Optical vortex harmonic generation facilitated by photonic spin-orbit entanglement

TL;DR

This paper demonstrates how photonic spin-orbit entanglement can facilitate nonlinear optical frequency conversion, enabling efficient vortex generation at the third harmonic using a simple Gaussian pump in a nanofiber.

Contribution

It provides the first experimental evidence of spin-orbit entanglement enabling nonlinear optical processes, specifically third harmonic vortex generation in isotropic media.

Findings

Successful generation of third harmonic optical vortex via spin-orbit entanglement

Demonstration of spin-to-orbit transfer among different optical frequencies

Efficient vortex generation with a single Gaussian pump beam

Abstract

Photons can undergo spin-orbit coupling, by which the polarization (spin) and spatial profile (orbit) of the electromagnetic field interact and mix. Strong photonic spin-orbit coupling may reportedly arise from light propagation confined in a small cross-section, where the optical modes feature spin-orbit entanglement. However, while photonic Hamiltonians generally exhibit nonlinearity, the role and implication of spin-orbit entanglement in nonlinear optics have received little attention and are still elusive. Here, we report the first experimental demonstration of nonlinear optical frequency conversion, where spin-orbit entanglement facilitates spin-to-orbit transfer among different optical frequencies.
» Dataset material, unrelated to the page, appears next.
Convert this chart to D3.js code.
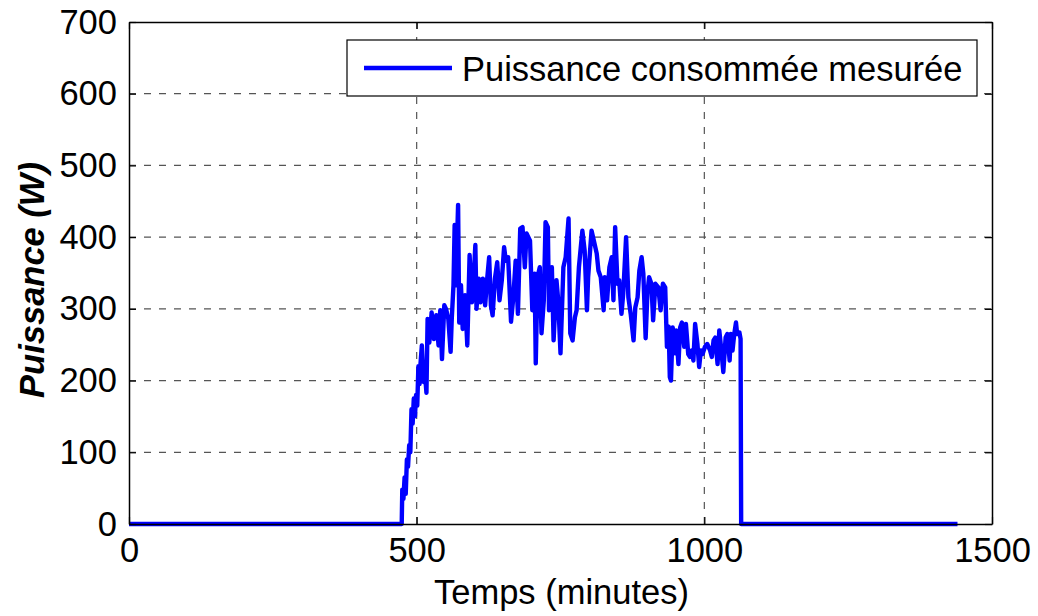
<!DOCTYPE html>
<html>
<head>
<meta charset="utf-8">
<script src="https://cdn.jsdelivr.net/npm/d3@7"></script>
<style>
  html, body { margin: 0; padding: 0; background: #fff; }
  svg { display: block; }
  text { font-family: "Liberation Sans", Arial, Helvetica, sans-serif; }
</style>
</head>
<body>
<svg id="chart" width="1038" height="616"></svg>
<script>
// ---- data ----
const minutes = [
  0, 474, 475, 477, 479, 481, 483, 485, 487, 489, 491, 493, 495, 497, 499, 501, 503, 505,
  506, 509, 512, 514, 517, 519, 522, 526, 530, 534, 538, 541, 544, 548, 551, 555, 559, 561,
  564, 566, 568, 572, 574, 577, 580, 584, 588, 592, 596, 599, 602, 604, 608, 611, 615, 619,
  622, 626, 629, 632, 636, 640, 644, 648, 652, 655, 659, 664, 668, 672, 676, 680, 684, 688,
  691, 697, 701, 705, 707, 710, 714, 717, 721, 724, 728, 730, 735, 738, 743, 746, 750, 755,
  759, 764, 767, 771, 775, 778, 782, 788, 792, 796, 798, 804, 808, 813, 816, 820, 825, 827,
  831, 835, 839, 842, 845, 849, 852, 856, 859, 864, 868, 872, 877, 880, 884, 887, 891, 894,
  898, 901, 904, 908, 911, 915, 920, 924, 928, 932, 935, 938, 940, 942, 945, 949, 951, 955,
  958, 961, 965, 968, 972, 975, 978, 981, 984, 988, 991, 994, 997, 1001, 1005, 1010, 1013,
  1016, 1019, 1023, 1026, 1029, 1033, 1037, 1040, 1044, 1046, 1049, 1052, 1055, 1057, 1061,
  1063, 1064, 1440
];
const power = [
  0, 0, 48, 35, 65, 42, 90, 80, 110, 100, 160, 140, 175, 150, 180, 165, 220, 195,
  216, 249, 198, 215, 183, 286, 253, 295, 258, 291, 249, 298, 230, 305, 300, 286, 240, 286,
  333, 417, 333, 445, 281, 333, 272, 319, 249, 375, 309, 342, 389, 300, 342, 309, 342, 305,
  337, 372, 305, 291, 342, 365, 312, 340, 386, 367, 372, 282, 316, 367, 293, 412, 414, 358,
  405, 395, 298, 349, 224, 344, 358, 266, 312, 421, 414, 298, 358, 256, 340, 312, 238, 358,
  372, 426, 266, 256, 288, 298, 358, 409, 381, 298, 344, 409, 395, 377, 353, 344, 298, 344,
  312, 358, 372, 312, 414, 335, 340, 293, 321, 400, 316, 293, 256, 302, 316, 353, 372, 349,
  259, 321, 344, 335, 284, 335, 330, 298, 335, 330, 247, 275, 205, 200, 274, 238, 270, 223,
  274, 281, 247, 279, 237, 233, 242, 228, 279, 251, 219, 242, 237, 247, 251, 242, 233,
  256, 260, 223, 270, 247, 212, 260, 265, 228, 265, 242, 265, 281, 265, 267,
  258, 0, 0
];
const seriesName = "Puissance consommée mesurée";
const xTicks = [0, 500, 1000, 1500];
const yTicks = [0, 100, 200, 300, 400, 500, 600, 700];
const xLabel = "Temps (minutes)";
const yLabel = "Puissance (W)";

// ---- layout ----
const svg = d3.select("#chart");
const L = 129, R = 992, T = 22, B = 524;
const FS = 34.5;
const x = d3.scaleLinear().domain([0, 1500]).range([L, R]);
const y = d3.scaleLinear().domain([0, 700]).range([B, T]);

// white background
svg.append("rect").attr("x", 0).attr("y", 0).attr("width", 1038).attr("height", 616).attr("fill", "#fff");

// grid
const grid = svg.append("g").attr("stroke", "#555").attr("stroke-width", 1.2).attr("stroke-dasharray", "7,8");
grid.selectAll("line.h").data(yTicks.filter(d => d > 0 && d < 700)).join("line")
  .attr("class", "h").attr("x1", L).attr("x2", R)
  .attr("y1", d => y(d)).attr("y2", d => y(d));
grid.selectAll("line.v").data(xTicks.filter(d => d > 0 && d < 1500)).join("line")
  .attr("class", "v").attr("y1", T).attr("y2", B)
  .attr("x1", d => x(d)).attr("x2", d => x(d));

// data line
const pts = minutes.map((m, i) => [m, power[i]]);
svg.append("path").datum(pts)
  .attr("fill", "none").attr("stroke", "#0000ff").attr("stroke-width", 4.4)
  .attr("stroke-linejoin", "round")
  .attr("d", d3.line().x(d => x(d[0])).y(d => y(d[1])));

// axes (inward ticks, MATLAB style)
const styleAxis = g => {
  g.select(".domain").attr("stroke", "#000").attr("stroke-width", 1.5);
  g.selectAll(".tick line").attr("stroke", "#000").attr("stroke-width", 1.2);
  g.selectAll("text").attr("font-size", FS).attr("fill", "#000")
    .attr("font-family", "'Liberation Sans', Arial, sans-serif");
};
svg.append("g").attr("transform", `translate(0,${B})`)
  .call(d3.axisBottom(x).tickValues(xTicks).tickFormat(d3.format("d")).tickSizeInner(-7).tickSizeOuter(0).tickPadding(14))
  .call(styleAxis);
svg.append("g").attr("transform", `translate(${L},0)`)
  .call(d3.axisLeft(y).tickValues(yTicks).tickFormat(d3.format("d")).tickSizeInner(-7).tickSizeOuter(0).tickPadding(12))
  .call(styleAxis);
svg.append("g").attr("transform", `translate(0,${T})`)
  .call(d3.axisTop(x).tickValues(xTicks).tickFormat("").tickSizeInner(-7).tickSizeOuter(0))
  .call(styleAxis);
svg.append("g").attr("transform", `translate(${R},0)`)
  .call(d3.axisRight(y).tickValues(yTicks).tickFormat("").tickSizeInner(-7).tickSizeOuter(0))
  .call(styleAxis);

// axis labels
svg.append("text").attr("x", (L + 990) / 2 + 2).attr("y", 604)
  .attr("text-anchor", "middle").attr("font-size", FS).text(xLabel);
svg.append("text").attr("transform", `translate(44,${(T + B) / 2 + 7}) rotate(-90)`)
  .attr("text-anchor", "middle").attr("font-size", FS)
  .attr("font-weight", "bold").attr("font-style", "italic").text(yLabel);

// legend
const lg = svg.append("g");
lg.append("rect").attr("x", 347).attr("y", 40).attr("width", 630).attr("height", 56)
  .attr("fill", "#fff").attr("stroke", "#000").attr("stroke-width", 1.2);
lg.append("line").attr("x1", 364).attr("x2", 452).attr("y1", 68).attr("y2", 68)
  .attr("stroke", "#0000ff").attr("stroke-width", 4.4);
lg.append("text").attr("x", 462).attr("y", 80.5).attr("font-size", FS).text(seriesName);
</script>
</body>
</html>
By pumping a multimode optical nanofiber with a spin-polarized Gaussian pump beam, we produce an optical vortex at the third harmonic, which has long been regarded as a forbidden process in isotropic media. Our findings offer a unique and powerful means for efficient optical vortex generation that only incorporates a single Gaussian pump beam, in sharp contrast to any other approaches employing structured pump fields or sophisticatedly designed media. Our work opens up new possibilities of spin-orbit-coupling subwavelength waveguides, inspiring fundamental studies of nonlinear optics involving various types of structured light, as well as paving the way for the realization of hybrid quantum systems comprised of telecom photonic networks and long-lived quantum memories.